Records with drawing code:

--

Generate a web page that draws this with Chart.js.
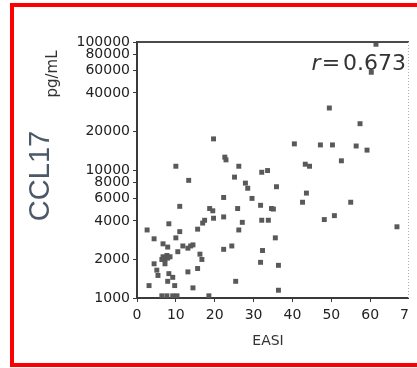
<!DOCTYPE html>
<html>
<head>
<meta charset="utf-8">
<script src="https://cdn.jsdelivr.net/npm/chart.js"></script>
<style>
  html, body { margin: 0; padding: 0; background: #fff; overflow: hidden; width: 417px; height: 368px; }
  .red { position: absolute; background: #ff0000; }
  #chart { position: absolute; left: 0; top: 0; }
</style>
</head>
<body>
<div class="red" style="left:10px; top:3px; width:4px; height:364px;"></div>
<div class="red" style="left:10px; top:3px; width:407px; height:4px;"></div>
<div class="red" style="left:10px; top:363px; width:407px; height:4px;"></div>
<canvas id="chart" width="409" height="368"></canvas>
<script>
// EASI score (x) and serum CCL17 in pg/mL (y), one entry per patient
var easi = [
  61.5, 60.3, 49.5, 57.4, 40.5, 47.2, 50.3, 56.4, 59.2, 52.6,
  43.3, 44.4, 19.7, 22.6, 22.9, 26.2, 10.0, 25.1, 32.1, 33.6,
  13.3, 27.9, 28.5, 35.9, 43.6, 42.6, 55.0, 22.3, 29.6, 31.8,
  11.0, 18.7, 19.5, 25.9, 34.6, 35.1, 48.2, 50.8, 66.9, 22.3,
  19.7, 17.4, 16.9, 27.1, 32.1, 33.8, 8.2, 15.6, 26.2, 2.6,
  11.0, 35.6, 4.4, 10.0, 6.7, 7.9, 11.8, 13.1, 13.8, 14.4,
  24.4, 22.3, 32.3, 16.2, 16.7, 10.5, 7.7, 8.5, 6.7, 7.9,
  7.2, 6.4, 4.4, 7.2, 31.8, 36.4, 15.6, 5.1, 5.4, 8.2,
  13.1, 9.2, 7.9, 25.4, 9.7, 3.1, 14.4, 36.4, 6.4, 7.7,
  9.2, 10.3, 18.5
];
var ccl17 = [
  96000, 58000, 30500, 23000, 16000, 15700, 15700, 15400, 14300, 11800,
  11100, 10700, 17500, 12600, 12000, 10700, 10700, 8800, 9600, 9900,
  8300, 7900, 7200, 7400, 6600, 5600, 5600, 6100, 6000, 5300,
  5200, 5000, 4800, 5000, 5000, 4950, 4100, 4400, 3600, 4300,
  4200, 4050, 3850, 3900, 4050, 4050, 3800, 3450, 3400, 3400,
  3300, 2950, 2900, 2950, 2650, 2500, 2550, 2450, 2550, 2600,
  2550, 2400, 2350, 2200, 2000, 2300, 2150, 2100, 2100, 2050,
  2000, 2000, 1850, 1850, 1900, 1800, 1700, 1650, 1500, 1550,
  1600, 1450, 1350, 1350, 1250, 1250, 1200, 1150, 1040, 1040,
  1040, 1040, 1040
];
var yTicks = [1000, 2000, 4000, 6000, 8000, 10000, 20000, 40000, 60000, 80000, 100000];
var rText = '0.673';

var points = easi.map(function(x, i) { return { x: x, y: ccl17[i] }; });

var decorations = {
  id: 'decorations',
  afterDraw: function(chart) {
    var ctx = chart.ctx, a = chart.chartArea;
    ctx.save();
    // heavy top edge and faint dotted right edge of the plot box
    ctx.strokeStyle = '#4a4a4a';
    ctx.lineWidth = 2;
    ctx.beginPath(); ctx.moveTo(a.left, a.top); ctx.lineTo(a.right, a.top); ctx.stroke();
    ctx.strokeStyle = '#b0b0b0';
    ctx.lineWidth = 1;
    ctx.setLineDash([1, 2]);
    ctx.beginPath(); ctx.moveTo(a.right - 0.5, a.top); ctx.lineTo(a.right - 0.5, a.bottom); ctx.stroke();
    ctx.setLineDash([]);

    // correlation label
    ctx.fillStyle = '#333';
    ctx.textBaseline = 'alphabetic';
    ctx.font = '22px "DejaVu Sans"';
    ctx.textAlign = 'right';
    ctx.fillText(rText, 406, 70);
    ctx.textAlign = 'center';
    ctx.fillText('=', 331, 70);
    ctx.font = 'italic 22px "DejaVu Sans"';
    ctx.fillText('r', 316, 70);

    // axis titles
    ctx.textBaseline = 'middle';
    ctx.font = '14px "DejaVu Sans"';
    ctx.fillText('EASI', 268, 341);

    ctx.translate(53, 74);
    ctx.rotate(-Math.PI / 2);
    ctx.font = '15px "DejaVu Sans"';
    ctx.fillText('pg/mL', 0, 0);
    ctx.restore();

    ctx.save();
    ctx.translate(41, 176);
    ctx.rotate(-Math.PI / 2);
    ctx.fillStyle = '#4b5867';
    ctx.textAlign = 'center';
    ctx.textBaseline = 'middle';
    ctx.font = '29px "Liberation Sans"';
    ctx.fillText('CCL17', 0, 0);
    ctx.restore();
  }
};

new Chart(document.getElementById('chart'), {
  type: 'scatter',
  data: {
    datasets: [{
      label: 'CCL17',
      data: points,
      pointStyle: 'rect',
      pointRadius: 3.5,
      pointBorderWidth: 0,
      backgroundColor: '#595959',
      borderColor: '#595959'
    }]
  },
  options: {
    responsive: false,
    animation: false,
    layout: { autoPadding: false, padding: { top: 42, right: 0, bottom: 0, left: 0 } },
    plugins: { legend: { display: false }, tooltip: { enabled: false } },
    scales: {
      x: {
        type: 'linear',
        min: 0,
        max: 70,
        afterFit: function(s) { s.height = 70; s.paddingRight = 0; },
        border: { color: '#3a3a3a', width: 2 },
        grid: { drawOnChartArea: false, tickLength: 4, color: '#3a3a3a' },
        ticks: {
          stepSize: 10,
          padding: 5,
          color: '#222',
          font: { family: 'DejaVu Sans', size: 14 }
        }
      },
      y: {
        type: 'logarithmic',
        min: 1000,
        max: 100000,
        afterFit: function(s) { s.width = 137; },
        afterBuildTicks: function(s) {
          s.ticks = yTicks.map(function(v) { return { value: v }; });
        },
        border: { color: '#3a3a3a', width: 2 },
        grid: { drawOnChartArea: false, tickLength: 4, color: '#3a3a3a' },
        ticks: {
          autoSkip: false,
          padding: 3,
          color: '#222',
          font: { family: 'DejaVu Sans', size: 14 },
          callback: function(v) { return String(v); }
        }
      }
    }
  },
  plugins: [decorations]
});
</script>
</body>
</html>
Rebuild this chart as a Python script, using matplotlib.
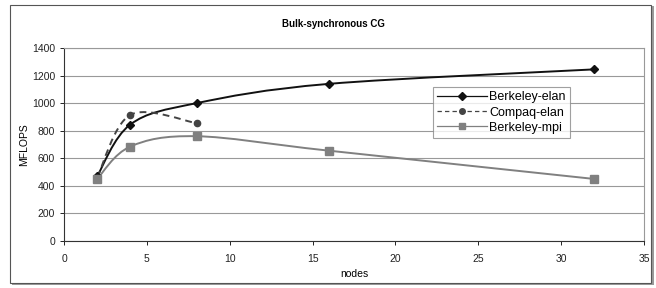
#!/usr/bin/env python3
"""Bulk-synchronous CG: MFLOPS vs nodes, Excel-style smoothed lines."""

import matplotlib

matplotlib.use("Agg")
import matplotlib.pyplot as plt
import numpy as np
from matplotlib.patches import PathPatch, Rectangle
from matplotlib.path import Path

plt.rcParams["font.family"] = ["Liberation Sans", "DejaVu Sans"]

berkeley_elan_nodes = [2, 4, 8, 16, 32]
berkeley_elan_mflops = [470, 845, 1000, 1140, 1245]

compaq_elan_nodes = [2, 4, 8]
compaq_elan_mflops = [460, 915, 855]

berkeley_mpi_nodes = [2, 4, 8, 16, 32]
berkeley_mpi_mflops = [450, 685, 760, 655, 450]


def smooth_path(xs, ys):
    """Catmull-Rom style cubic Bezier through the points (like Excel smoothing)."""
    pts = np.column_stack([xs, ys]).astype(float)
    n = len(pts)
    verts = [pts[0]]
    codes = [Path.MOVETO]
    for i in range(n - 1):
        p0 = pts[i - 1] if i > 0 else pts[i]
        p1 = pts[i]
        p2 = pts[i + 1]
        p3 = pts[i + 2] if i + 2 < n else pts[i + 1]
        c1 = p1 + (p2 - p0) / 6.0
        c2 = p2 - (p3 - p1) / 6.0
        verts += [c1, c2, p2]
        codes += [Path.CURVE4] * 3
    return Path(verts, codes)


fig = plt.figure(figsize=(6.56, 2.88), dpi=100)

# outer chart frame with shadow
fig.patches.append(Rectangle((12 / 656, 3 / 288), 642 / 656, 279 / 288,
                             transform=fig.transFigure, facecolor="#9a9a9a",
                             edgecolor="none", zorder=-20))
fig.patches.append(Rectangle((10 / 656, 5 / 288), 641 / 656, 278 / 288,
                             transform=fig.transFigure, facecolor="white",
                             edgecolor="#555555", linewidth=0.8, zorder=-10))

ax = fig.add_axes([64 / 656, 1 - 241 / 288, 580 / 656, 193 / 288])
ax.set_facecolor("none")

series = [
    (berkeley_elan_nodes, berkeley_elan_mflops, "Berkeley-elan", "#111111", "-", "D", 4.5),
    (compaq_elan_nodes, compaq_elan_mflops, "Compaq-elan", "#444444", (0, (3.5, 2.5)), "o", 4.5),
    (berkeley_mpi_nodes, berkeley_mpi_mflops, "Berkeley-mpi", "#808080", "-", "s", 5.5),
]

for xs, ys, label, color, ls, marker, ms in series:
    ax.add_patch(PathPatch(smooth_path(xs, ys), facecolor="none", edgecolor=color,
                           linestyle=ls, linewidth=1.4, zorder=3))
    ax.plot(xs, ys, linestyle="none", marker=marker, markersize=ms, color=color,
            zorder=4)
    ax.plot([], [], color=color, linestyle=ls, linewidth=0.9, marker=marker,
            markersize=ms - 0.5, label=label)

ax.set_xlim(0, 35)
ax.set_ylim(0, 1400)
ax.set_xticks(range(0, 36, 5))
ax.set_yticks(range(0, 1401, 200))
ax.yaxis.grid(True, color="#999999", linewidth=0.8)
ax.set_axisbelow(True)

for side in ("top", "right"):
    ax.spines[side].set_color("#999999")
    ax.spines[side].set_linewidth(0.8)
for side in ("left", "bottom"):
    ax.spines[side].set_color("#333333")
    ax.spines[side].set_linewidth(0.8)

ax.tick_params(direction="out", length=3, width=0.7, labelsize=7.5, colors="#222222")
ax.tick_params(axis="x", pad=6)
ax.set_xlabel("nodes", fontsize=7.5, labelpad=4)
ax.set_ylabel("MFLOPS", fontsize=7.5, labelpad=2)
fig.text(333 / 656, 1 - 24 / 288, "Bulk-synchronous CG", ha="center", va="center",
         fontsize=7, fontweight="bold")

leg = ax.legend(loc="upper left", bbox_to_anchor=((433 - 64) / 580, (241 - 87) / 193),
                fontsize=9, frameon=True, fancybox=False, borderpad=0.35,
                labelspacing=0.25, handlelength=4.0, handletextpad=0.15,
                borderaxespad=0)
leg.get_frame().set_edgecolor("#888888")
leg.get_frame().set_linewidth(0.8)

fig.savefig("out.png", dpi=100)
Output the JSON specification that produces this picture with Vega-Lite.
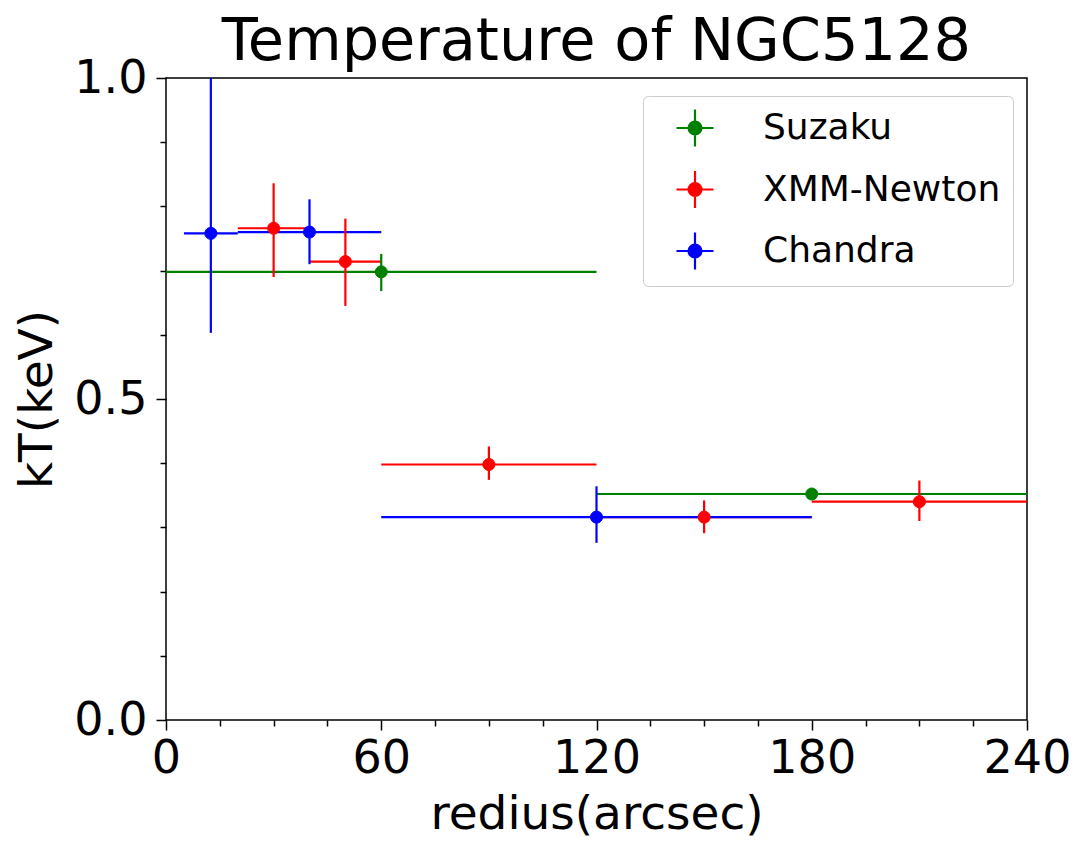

--

◆ WRITTEN INSTRUCTION ◆
Leave out every line without the string "script" and copy the rest.

◆ FINAL RESULT ◆
<script src="https://cdn.jsdelivr.net/npm/chart.js"></script>
<script>
</script>
Rebuild this chart as a Python script, using matplotlib.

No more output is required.